Kita harus terus mengingat untuk tidak menuntut mereka berlebihan. Jangan menenkan mereka untuk menjadi "anak Kristen yang sempurna ". Seperti juga kita, mereka adalah manusia yang berdoa. Biarlah kasih kita kepada anak-anak dicurahkan dengan penuh disiplin, menyeluruh dan bebas. Berilah anak-anak anda dasar yang kuat untuk kehidupan Kristen yang utuh, dampingi dalam jatuh bangun dan pergumulannya sebagai realitas kehidupan. Biarlah mereka ikut mengalami pergumulan jatuh bangun kehidupan rohani orang tuanya sebagai hal yang nyata sehingga mereka bisa bertumbuh dalam kedewasaan iman pribadi yang kokoh. Dan Biarlah mereka mengalami kebahagiaan dan kedamaian yang juga dialami oleh orang tua yang senantiasa berusaha hidup dalam Tuhan.

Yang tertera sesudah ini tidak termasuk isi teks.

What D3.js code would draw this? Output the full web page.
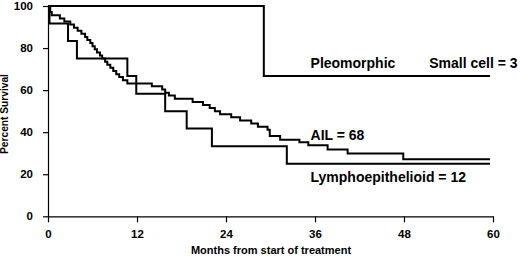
<!DOCTYPE html>
<html>
<head>
<meta charset="utf-8">
<script src="https://cdn.jsdelivr.net/npm/d3@7"></script>
<style>
  html, body { margin: 0; padding: 0; background: #fff; }
  svg { display: block; }
  text { font-family: "Liberation Sans", Arial, sans-serif; font-weight: bold; fill: #000; }
</style>
</head>
<body>
<svg id="chart" width="520" height="257"></svg>
<script>
// ---- data (months, percent survival) ----
const xTicks = [0, 12, 24, 36, 48, 60];
const yTicks = [0, 20, 40, 60, 80, 100];

const pleomorphicTimes = [0, 29.1, 59.6];
const pleomorphicSurv  = [100, 66.7, 66.7];

const lymphoTimes = [0, 0.2, 2.7, 3.9, 10.7, 11.9, 15.8, 18.7, 22.1, 32.2, 59.6];
const lymphoSurv  = [100, 91.7, 83.3, 75.0, 66.7, 58.3, 50.0, 41.7, 33.3, 25.0, 25.0];

const ailTimes = [0, 0.3, 0.5, 1.6, 2.2, 3.0, 3.5, 4.0, 4.5, 5.0, 5.3, 5.7, 6.0, 6.3, 6.6, 7.0, 7.3, 7.7, 8.0, 8.4, 8.8, 9.2, 9.6, 10.1, 10.7,
  14.0, 15.4, 15.8, 16.3, 17.1, 19.5, 20.9, 21.8, 22.5, 23.2, 24.7, 25.9, 27.4, 28.3, 29.6, 29.9, 31.3, 33.9, 35.1, 37.7, 40.4, 47.9, 59.6];
const ailSurv  = [100, 97.1, 95.6, 94.1, 92.6, 91.2, 89.7, 88.2, 86.8, 85.3, 83.8, 82.4, 80.9, 79.4, 77.9, 76.5, 75.0, 73.5, 72.1, 70.6, 69.1, 67.6, 66.2, 64.7, 63.2,
  61.8, 60.3, 58.8, 57.4, 55.9, 54.4, 52.9, 51.5, 50.0, 48.5, 47.1, 45.6, 44.1, 42.6, 41.2, 38.2, 36.4, 35.2, 33.8, 31.8, 29.9, 27.1, 27.1];

const labels = [
  { text: "Pleomorphic", t: 35.4, s: 70.5 },
  { text: "Small cell = 3", t: 51.4, s: 70.5 },
  { text: "AIL = 68", t: 35.4, s: 36.5 },
  { text: "Lymphoepithelioid = 12", t: 35.4, s: 16.2 }
];

// ---- layout ----
const svg = d3.select("#chart");
const x = d3.scaleLinear().domain([0, 60]).range([48, 493]);
const y = d3.scaleLinear().domain([0, 100]).range([216.3, 6]);

const zip = (ts, ss) => ts.map((t, i) => [t, ss[i]]);

const line = d3.line().x(d => x(d[0])).y(d => y(d[1])).curve(d3.curveStepAfter);

// axes
const yAxis = svg.append("g").attr("transform", `translate(${x(0)},0)`)
  .call(d3.axisLeft(y).tickValues(yTicks).tickSize(5).tickSizeOuter(0).tickPadding(10));
const xAxis = svg.append("g").attr("transform", `translate(0,${y(0)})`)
  .call(d3.axisBottom(x).tickValues(xTicks).tickSize(6).tickSizeOuter(0).tickPadding(8));
[yAxis, xAxis].forEach(g => {
  g.selectAll("path, line").attr("stroke", "#000").attr("stroke-width", 1.2);
  g.selectAll("text").style("font-size", "11.5px").style("font-weight", "bold")
    .style("font-family", '"Liberation Sans", Arial, sans-serif').attr("fill", "#000");
});

// curves
[zip(pleomorphicTimes, pleomorphicSurv), zip(lymphoTimes, lymphoSurv), zip(ailTimes, ailSurv)].forEach(d => {
  svg.append("path").datum(d).attr("d", line)
    .attr("fill", "none").attr("stroke", "#000").attr("stroke-width", 2);
});

// annotations
svg.selectAll("text.lab").data(labels).enter().append("text")
  .attr("class", "lab")
  .attr("x", d => x(d.t)).attr("y", d => y(d.s))
  .style("font-size", "14px")
  .text(d => d.text);

// axis titles
svg.append("text").attr("x", 271).attr("y", 254).attr("text-anchor", "middle")
  .style("font-size", "11px").text("Months from start of treatment");
svg.append("text").attr("transform", "translate(8,114) rotate(-90)").attr("text-anchor", "middle")
  .style("font-size", "10.2px").text("Percent Survival");
</script>
</body>
</html>
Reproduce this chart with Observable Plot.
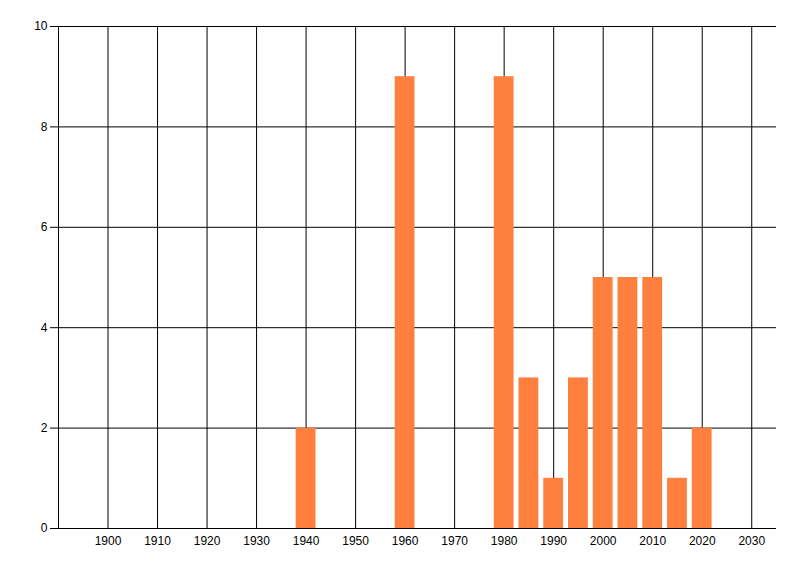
<!DOCTYPE html>
<html>
<head>
<meta charset="utf-8">
<script src="https://cdn.jsdelivr.net/npm/d3@7"></script>
<script src="https://cdn.jsdelivr.net/npm/@observablehq/plot@0.6"></script>
<style>
  body { margin: 0; background: #fff; }
  #chart svg { display: block; }
</style>
</head>
<body>
<div id="chart"></div>
<script>
// valores
const years = [1940, 1960, 1980, 1985, 1990, 1995, 2000, 2005, 2010, 2015, 2020];
const counts = [2, 9, 9, 3, 1, 3, 5, 5, 5, 1, 2];
const xTicks = [1900, 1910, 1920, 1930, 1940, 1950, 1960, 1970, 1980, 1990, 2000, 2010, 2020, 2030];
const yTicks = [0, 2, 4, 6, 8, 10];

const data = years.map((year, i) => ({year, count: counts[i]}));

let chart = Plot.plot({
  width: 800,
  height: 576,
  marginLeft: 58,
  marginRight: 24,
  marginTop: 26,
  marginBottom: 48,
  style: {fontFamily: "'Liberation Sans', Arial, sans-serif", fontSize: "12px", color: "black", background: "white"},
  x: {domain: [1890, 2035], ticks: xTicks, tickFormat: d => String(d), label: null},
  y: {domain: [0, 10], ticks: yTicks, tickFormat: d => String(d), label: null},
  marks: [
    Plot.gridX(xTicks, {stroke: "black", strokeOpacity: 1}),
    Plot.gridY(yTicks, {stroke: "black", strokeOpacity: 1}),
    Plot.rectY(data, {
      x1: d => d.year - 2,
      x2: d => d.year + 2,
      y: "count",
      fill: "#ff7f3f"
    }),
    Plot.axisX(xTicks, {tickSize: 0, tickPadding: 8, fontSize: 12, tickFormat: d => String(d), fill: "black"}),
    Plot.axisY(yTicks, {tickSize: 8, tickPadding: 3, fontSize: 12, tickFormat: d => String(d), stroke: "black", fill: "black"}),
    Plot.ruleX([1890], {stroke: "black"}),
    Plot.ruleY([0], {stroke: "black"})
  ]
});

d3.select('#chart').append(() => chart);
</script>
</body>
</html>
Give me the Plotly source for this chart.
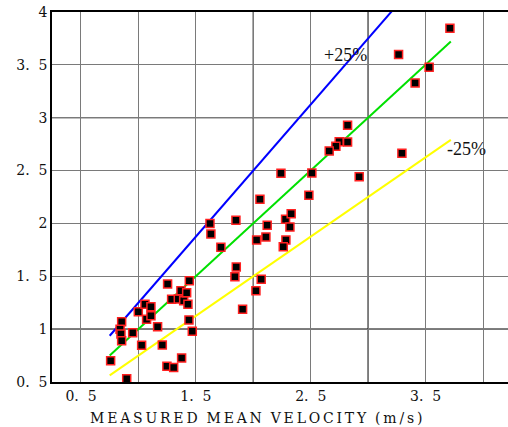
import plotly.graph_objects as go

# Measured vs predicted mean velocity (m/s)
measured = [0.758, 0.898, 0.854, 0.840, 0.848, 0.854, 0.950, 0.999, 1.057, 1.109,
            1.071, 1.109, 1.167, 1.028, 1.208, 1.254, 1.289, 1.347, 1.370, 1.394,
            1.420, 1.431, 1.443, 1.440, 1.469, 1.376, 1.248, 1.307,
            2.058, 2.484, 1.623, 1.631, 1.849, 1.718, 2.121, 2.029, 2.110, 2.281,
            2.330, 2.319, 2.284, 2.261, 1.852, 1.840, 2.069, 2.023, 1.907,
            2.821, 2.748, 2.821, 2.719, 2.661, 2.241, 2.510, 2.922,
            3.712, 3.265, 3.531, 3.409, 3.294]
predicted = [0.70, 0.53, 1.071, 0.998, 0.954, 0.891, 0.966, 1.165, 1.235, 1.212,
             1.093, 1.127, 1.023, 0.847, 0.850, 1.427, 1.282, 1.285, 1.364, 1.269,
             1.345, 1.235, 1.458, 1.087, 0.980, 0.727, 0.649, 0.636,
             2.228, 2.266, 2.000, 1.900, 2.030, 1.774, 1.982, 1.843, 1.872, 2.039,
             2.092, 1.966, 1.843, 1.780, 1.588, 1.496, 1.471, 1.364, 1.188,
             2.929, 2.773, 2.770, 2.730, 2.686, 2.474, 2.477, 2.442,
             3.846, 3.597, 3.477, 3.329, 2.664]

line_x = [0.75, 3.72]
ratio_plus, ratio_equal, ratio_minus = 1.25, 1.0, 0.75

NB = "\u00a0"
x_tickvals = [0.5, 1.0, 1.5, 2.0, 2.5, 3.0, 3.5, 4.0]
x_ticktext = ["0." + NB * 2 + "5", "", "1." + NB * 2 + "5", "",
              "2." + NB * 2 + "5", "", "3." + NB * 2 + "5", ""]
y_tickvals = [0.5, 1.0, 1.5, 2.0, 2.5, 3.0, 3.5, 4.0]
y_ticktext = ["0." + NB * 2 + "5", "1", "1." + NB * 2 + "5", "2",
              "2." + NB * 2 + "5", "3", "3." + NB * 2 + "5", "4"]

title_words = ["MEASURED", "MEAN", "VELOCITY", "(m/s)"]
title_text = (NB * 2).join("\u2009".join(w) for w in title_words)

tickfont = dict(family="DejaVu Serif", size=14, color="#111")

fig = go.Figure()
fig.add_trace(go.Scatter(x=line_x, y=[v * ratio_plus for v in line_x], mode="lines",
                         line=dict(color="#0000ff", width=2), showlegend=False))
fig.add_trace(go.Scatter(x=line_x, y=[v * ratio_equal for v in line_x], mode="lines",
                         line=dict(color="#00e000", width=2), showlegend=False))
fig.add_trace(go.Scatter(x=line_x, y=[v * ratio_minus for v in line_x], mode="lines",
                         line=dict(color="#ffff00", width=2), showlegend=False))
fig.add_trace(go.Scatter(x=measured, y=predicted, mode="markers",
                         marker=dict(symbol="square", size=8, color="black",
                                     line=dict(color="#ff2020", width=1.5)),
                         showlegend=False))

for xv in [2.0, 3.0]:
    fig.add_shape(type="line", xref="x", yref="paper", x0=xv, x1=xv, y0=0, y1=1,
                  line=dict(color="black", width=1.2), layer="below")
for yv in [1.0, 3.0]:
    fig.add_shape(type="line", xref="paper", yref="y", x0=0, x1=1, y0=yv, y1=yv,
                  line=dict(color="black", width=1.2), layer="below")

fig.add_annotation(x=2.80, y=3.59, text="+25%", showarrow=False,
                   font=dict(family="Liberation Serif", size=18, color="#111"))
fig.add_annotation(x=3.86, y=2.70, text="-25%", showarrow=False,
                   font=dict(family="Liberation Serif", size=18, color="#111"))
fig.add_annotation(xref="paper", yref="paper", x=0.447, y=-0.07, yanchor="top",
                   text=title_text, showarrow=False,
                   font=dict(family="DejaVu Serif", size=14, color="#111"))

fig.update_layout(
    width=508, height=427,
    margin=dict(l=52, r=0, t=12, b=45),
    plot_bgcolor="white", paper_bgcolor="white",
    hovermode=False,
    xaxis=dict(range=[0.2476, 4.2176], tickvals=x_tickvals, ticktext=x_ticktext,
               showgrid=True, gridcolor="#7a7a7a", gridwidth=1.2, zeroline=False,
               showline=True, linecolor="black", linewidth=1.5, mirror=True,
               ticks="", tickfont=tickfont),
    yaxis=dict(range=[0.5, 4.0], tickvals=y_tickvals, ticktext=y_ticktext,
               showgrid=True, gridcolor="#7a7a7a", gridwidth=1.2, zeroline=False,
               showline=True, linecolor="black", linewidth=1.5,
               ticks="", tickfont=tickfont),
)

fig.write_html("out.html",
               config=dict(displayModeBar=False),
               post_script="document.body.style.margin='0';"
                           "document.body.style.overflow='hidden';")
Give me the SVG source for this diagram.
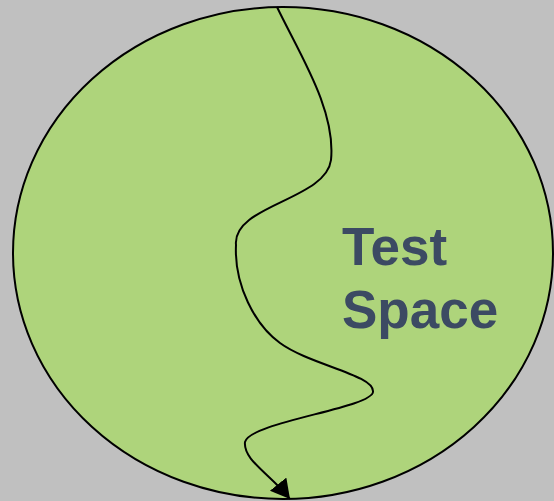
<svg xmlns="http://www.w3.org/2000/svg" width="554" height="501" viewBox="0 0 554 501">
<style>
.label{font-family:"Liberation Sans",Arial,sans-serif;font-weight:bold;font-size:53px;fill:#3c4a63}
.conn{fill:none;stroke:#000;stroke-width:2}
</style>
<defs>
<marker id="arrow" markerUnits="userSpaceOnUse" markerWidth="22" markerHeight="22" refX="19" refY="10.5" orient="auto">
<path d="M0,0 L19,10.5 L0,21 z" fill="#000"/>
</marker>
</defs>
<rect width="554" height="501" fill="#c0c0c0"/>
<g id="test-space">
<ellipse cx="283" cy="253" rx="270" ry="246" fill="#aed47b" stroke="#000" stroke-width="2"/>
<text class="label" x="342" y="265">Test</text>
<text class="label" x="342" y="328">Space</text>
</g>
<g id="connectors">
<path class="conn" marker-end="url(#arrow)" d="M277,7 C300,55 336,110 331,160 C326,200 232,205 236,245 C234,285 255,325 280,343 C310,365 375,375 373,392 C371,408 250,422 245,442 C243,460 270,474 290,499"/>
</g>
</svg>
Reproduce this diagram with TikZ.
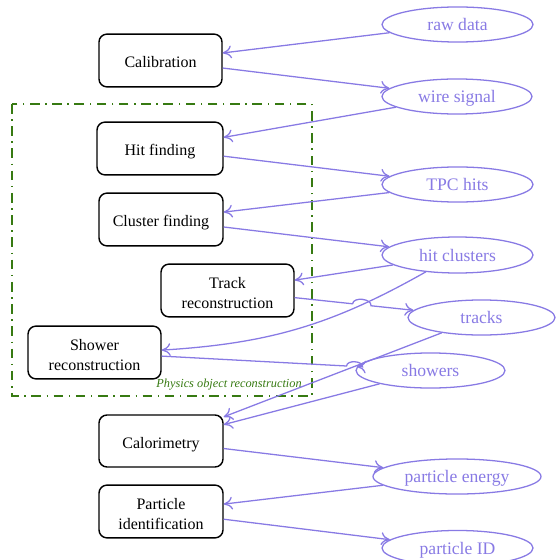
\documentclass[tikz,border=0pt]{standalone}
\usepackage{fontspec}
\setmainfont{Liberation Serif}
\usetikzlibrary{shapes.geometric,arrows.meta,calc,intersections}
\definecolor{pcol}{RGB}{136,122,228}
\definecolor{gcol}{RGB}{55,122,18}
\newcommand{\mytopstrut}{\rule{0pt}{9.5pt}}
\begin{document}
\begin{tikzpicture}[x=0.625pt,y=0.625pt,
  proc/.style={draw, rounded corners=5pt, line width=0.9pt, minimum height=33pt,
    align=center, font=\fontsize{10}{12.5}\selectfont, inner sep=2pt},
  oneline/.style={text height=9.3pt, text depth=0.5pt},
  data/.style={ellipse, draw=pcol, text=pcol, line width=0.8pt, minimum width=94.4pt,
    minimum height=21.9pt, font=\fontsize{11}{13}\selectfont, inner sep=1pt,
    text height=8.8pt, text depth=0.8pt},
  flow/.style={draw=pcol, line width=0.8pt, -{To[length=5.5pt,width=8pt]}},
  groupbox/.style={draw=gcol, line width=0.9pt, dash pattern=on 6pt off 3.5pt on 0.9pt off 3.5pt},
]
\useasboundingbox (0,0) rectangle (555,-560);

% group box
\draw[groupbox] (12,-104) rectangle (312,-396);
\node[anchor=base east, inner sep=0, font=\fontsize{7.7}{9}\selectfont\itshape, text=gcol] (grouplabel) at (302,-387) {Physics object reconstruction};

% process boxes
\node[proc, oneline, minimum width=76.9pt] (calib) at (160.5,-60.5) {Calibration};
\node[proc, oneline, minimum width=78.75pt] (hit) at (160,-148.5) {Hit finding};
\node[proc, oneline, minimum width=77.5pt] (cluster) at (161,-219.5) {Cluster finding};
\node[proc, minimum width=83.1pt] (track) at (227.5,-290.5) {\mytopstrut Track\\reconstruction};
\node[proc, minimum width=83.1pt] (shower) at (94.5,-352.5) {\mytopstrut Shower\\reconstruction};
\node[proc, oneline, minimum width=77.5pt, minimum height=32.5pt] (calo) at (161,-441) {Calorimetry};
\node[proc, minimum width=77.5pt] (pid) at (161,-511.5) {\mytopstrut Particle\\identification};

% data ellipses
\node[data] (raw) at (457.5,-24.5) {raw data};
\node[data, minimum width=93.8pt] (wire) at (457,-96.5) {wire signal};
\node[data] (tpc) at (457.5,-184.5) {TPC hits};
\node[data, minimum height=22.5pt] (hitcl) at (457.5,-255) {hit clusters};
\node[data, minimum width=91.9pt] (tracks) at (481.5,-317.5) {tracks};
\node[data, minimum width=93.1pt] (showers) at (430.5,-370.5) {showers};
\node[data, minimum width=105pt] (energy) at (457,-476.5) {particle energy};
\node[data] (pidout) at (457.5,-548) {particle ID};

% straight connectors
\draw[flow] (raw) -- (calib);
\draw[flow] (calib) -- (wire);
\draw[flow] (wire) -- (hit);
\draw[flow] (hit) -- (tpc);
\draw[flow] (tpc) -- (cluster);
\draw[flow] (cluster) -- (hitcl);
\draw[flow] (hitcl) -- (track);
\draw[flow, name path=curveA] (hitcl) to[bend left=13] (shower);
\draw[flow, name path=lineB] (tracks) -- (calo);
\draw[flow] (showers) -- (calo);
\draw[flow] (calo) -- (energy);
\draw[flow] (energy) -- (pid);
\draw[flow] (pid) -- (pidout);

% connectors with hops
\path[name path=lineA] (track) -- (tracks);
\path[name intersections={of=curveA and lineA, by=xa}];
\draw[flow] let \p1=($(tracks)-(track)$), \n1={atan2(\y1,\x1)} in
  (track) -- ($(xa)!5.8pt!(track)$) to[out=\n1+90, in=\n1+90] ($(xa)!5.8pt!(tracks)$) -- (tracks);

\path[name path=lineC] (shower) -- (showers);
\path[name intersections={of=lineB and lineC, by=xb}];
\draw[flow] let \p1=($(showers)-(shower)$), \n1={atan2(\y1,\x1)} in
  (shower) -- ($(xb)!5pt!(shower)$) to[out=\n1+90, in=\n1+90] ($(xb)!5pt!(showers)$) -- (showers);
\end{tikzpicture}
\end{document}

(Sumber: "Why Christian Kids Have Their Faith", Tim Bissed)

PENGALAMAN PEMBACA

"MERASA BERSALAH DALAM MENDIDIK ANAK"


Saya dikaruniakan anak kembar laki-laki segera setelah kami menikah. Saya merasa tidak siap, oleh sebab itu saya banyak membaca buku. Dengan segala idealisme yang ada di kepala saya menuntut anak-anak saya dengan keras. Kadang-kadang saya merasa terlalu keras terhadap mereka. Sampai anak kembar saya menduduki bangku SMP, saya merasa pendidikan saya sia-sia, mereka tetap tidak mau diatur dan sering membuat saya jengkel. Saya sempat merasa bersalah karena kekerasan saya itu. Saya merasa tidak bisa lagi kembali ke masa di mana saya bisa bersikap lembut dan mesra kepada mereka. Mereka cepat sekali bertumbuh. Rasa bersalah ini saya kompensasikan kepada anak ketiga. Saya perlakukan dia sangat lembut, saya agak memanjakannya. Setelah anak kembar saya menduduki bangku SMA, saya agak terkejut melihat perkembangan sikap mereka. Ternyata mereka menghargai dan menghormati saya. Saya mulai melihat buah-buah pendidikan yang saya berikan. Melalui hal ini saya belajar bahwa kita jangan terlalu cepat merasa bersalah dengan disiplin yang kita tegakkan untuk anak-anak. Kita tidak bisa melihat hasil terlalu cepat. Disiplin itu perlu jika diberikan dengan kasih. Memanjakan anak memang menyenangkan untuk kita sebagai orang tua, akan tetapi tidak baik untuk anak itu sendiri (Ny. Christin T.).